I use Ceph for shared storage and cephfs for system store. I have not setup the hosts in a cluster.
Is there some way that I can setup a per VM auto recover function when a host is in failor ?
Is there som API call that I can call from my monitoring that gets trickered if a host is down together with a given VM to automaticly migrate + start the lost VM on a running host.
As @thomasalrin said, you can use a hook for that.
The fault tolerance hook included in oned.conf has a -m option to do exactly that: migrate VMs to a new host when a host reaches the failure state.
#*******************************************************************************
# Fault Tolerance Hooks
#*******************************************************************************
# This hook is used to perform recovery actions when a host fails.
# Script to implement host failure tolerance
# It can be set to
# -m migrate VMs to another host. Only for images in shared storage
# -r recreate VMs running in the host. State will be lost.

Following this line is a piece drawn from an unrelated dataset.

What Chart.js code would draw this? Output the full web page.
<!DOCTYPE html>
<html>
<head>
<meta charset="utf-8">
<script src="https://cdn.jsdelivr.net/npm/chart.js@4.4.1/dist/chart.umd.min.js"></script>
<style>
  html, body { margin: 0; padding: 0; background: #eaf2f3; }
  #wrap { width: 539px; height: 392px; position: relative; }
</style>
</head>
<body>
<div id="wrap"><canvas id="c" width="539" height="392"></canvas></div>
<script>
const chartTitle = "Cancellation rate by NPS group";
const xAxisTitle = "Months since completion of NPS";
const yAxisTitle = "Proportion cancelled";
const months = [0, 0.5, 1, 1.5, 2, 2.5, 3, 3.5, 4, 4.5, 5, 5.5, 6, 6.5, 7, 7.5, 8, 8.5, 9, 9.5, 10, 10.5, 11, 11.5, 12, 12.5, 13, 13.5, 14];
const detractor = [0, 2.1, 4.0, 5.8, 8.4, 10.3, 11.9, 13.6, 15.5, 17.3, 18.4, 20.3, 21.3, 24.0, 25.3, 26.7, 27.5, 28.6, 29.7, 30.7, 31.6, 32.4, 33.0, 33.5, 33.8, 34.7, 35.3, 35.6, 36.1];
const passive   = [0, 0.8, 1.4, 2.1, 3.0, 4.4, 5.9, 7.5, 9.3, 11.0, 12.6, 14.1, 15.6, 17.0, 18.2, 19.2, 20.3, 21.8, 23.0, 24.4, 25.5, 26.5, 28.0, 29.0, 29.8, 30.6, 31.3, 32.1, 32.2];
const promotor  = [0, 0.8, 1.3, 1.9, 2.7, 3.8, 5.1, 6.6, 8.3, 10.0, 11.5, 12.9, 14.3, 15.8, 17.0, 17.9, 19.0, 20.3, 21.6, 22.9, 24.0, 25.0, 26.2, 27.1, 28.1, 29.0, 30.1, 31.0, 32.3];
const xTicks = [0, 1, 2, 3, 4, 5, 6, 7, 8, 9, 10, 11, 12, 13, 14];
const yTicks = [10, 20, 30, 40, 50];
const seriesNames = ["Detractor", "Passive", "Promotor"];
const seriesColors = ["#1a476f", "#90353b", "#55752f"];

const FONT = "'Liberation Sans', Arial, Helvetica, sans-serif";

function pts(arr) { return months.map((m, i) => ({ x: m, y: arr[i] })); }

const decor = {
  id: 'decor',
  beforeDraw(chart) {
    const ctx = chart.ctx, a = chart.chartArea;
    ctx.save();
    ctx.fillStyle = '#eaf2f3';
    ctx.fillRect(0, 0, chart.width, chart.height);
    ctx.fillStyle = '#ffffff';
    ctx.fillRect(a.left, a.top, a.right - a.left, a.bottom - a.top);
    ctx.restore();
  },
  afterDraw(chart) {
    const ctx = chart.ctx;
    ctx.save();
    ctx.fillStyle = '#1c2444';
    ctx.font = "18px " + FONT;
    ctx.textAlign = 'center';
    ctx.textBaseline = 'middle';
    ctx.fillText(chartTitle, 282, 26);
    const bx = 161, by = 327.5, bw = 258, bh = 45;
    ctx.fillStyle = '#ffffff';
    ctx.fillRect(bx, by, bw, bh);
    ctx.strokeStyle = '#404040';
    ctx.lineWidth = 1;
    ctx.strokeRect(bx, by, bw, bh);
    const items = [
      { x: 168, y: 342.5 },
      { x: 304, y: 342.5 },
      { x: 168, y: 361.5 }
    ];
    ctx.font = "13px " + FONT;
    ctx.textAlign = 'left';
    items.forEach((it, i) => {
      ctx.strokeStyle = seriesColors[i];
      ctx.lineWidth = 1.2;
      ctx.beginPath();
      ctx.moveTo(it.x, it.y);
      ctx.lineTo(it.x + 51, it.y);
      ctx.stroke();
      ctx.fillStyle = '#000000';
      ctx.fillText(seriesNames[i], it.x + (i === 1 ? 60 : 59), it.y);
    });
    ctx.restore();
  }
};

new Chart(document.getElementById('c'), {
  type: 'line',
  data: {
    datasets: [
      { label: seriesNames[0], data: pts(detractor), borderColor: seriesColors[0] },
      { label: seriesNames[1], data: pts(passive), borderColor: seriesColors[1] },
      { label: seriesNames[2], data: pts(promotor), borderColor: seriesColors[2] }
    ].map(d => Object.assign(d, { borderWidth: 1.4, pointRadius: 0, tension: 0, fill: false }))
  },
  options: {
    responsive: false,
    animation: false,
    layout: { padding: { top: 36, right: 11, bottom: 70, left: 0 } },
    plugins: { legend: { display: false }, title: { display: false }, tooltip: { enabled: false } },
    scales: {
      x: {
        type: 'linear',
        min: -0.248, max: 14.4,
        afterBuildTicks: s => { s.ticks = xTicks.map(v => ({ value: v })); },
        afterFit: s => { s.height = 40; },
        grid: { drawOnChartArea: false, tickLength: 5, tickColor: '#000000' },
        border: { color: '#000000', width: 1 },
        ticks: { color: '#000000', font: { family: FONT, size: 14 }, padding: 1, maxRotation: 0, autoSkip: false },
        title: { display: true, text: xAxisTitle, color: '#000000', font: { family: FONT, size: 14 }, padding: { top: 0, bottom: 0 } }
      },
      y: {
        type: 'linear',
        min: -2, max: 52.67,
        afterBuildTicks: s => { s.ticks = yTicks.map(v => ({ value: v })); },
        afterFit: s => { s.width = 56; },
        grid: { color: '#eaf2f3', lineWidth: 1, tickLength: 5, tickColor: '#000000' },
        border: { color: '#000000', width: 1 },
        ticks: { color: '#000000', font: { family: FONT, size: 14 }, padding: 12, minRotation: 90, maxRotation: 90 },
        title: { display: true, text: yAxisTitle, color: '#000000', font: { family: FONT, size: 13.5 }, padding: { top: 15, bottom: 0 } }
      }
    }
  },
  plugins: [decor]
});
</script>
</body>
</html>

# -d delete VMs running in the host
# Additional flags
# -f force resubmission of suspended VMs
# -p <n> avoid resubmission if host comes
# back after n monitoring cycles
#*******************************************************************************
HOST_HOOK = [
name = "error",
on = "ERROR",
command = "ft/host_error.rb",
arguments = "$ID -m -p 5",
remote = "no" ]
#-------------------------------------------------------------------------------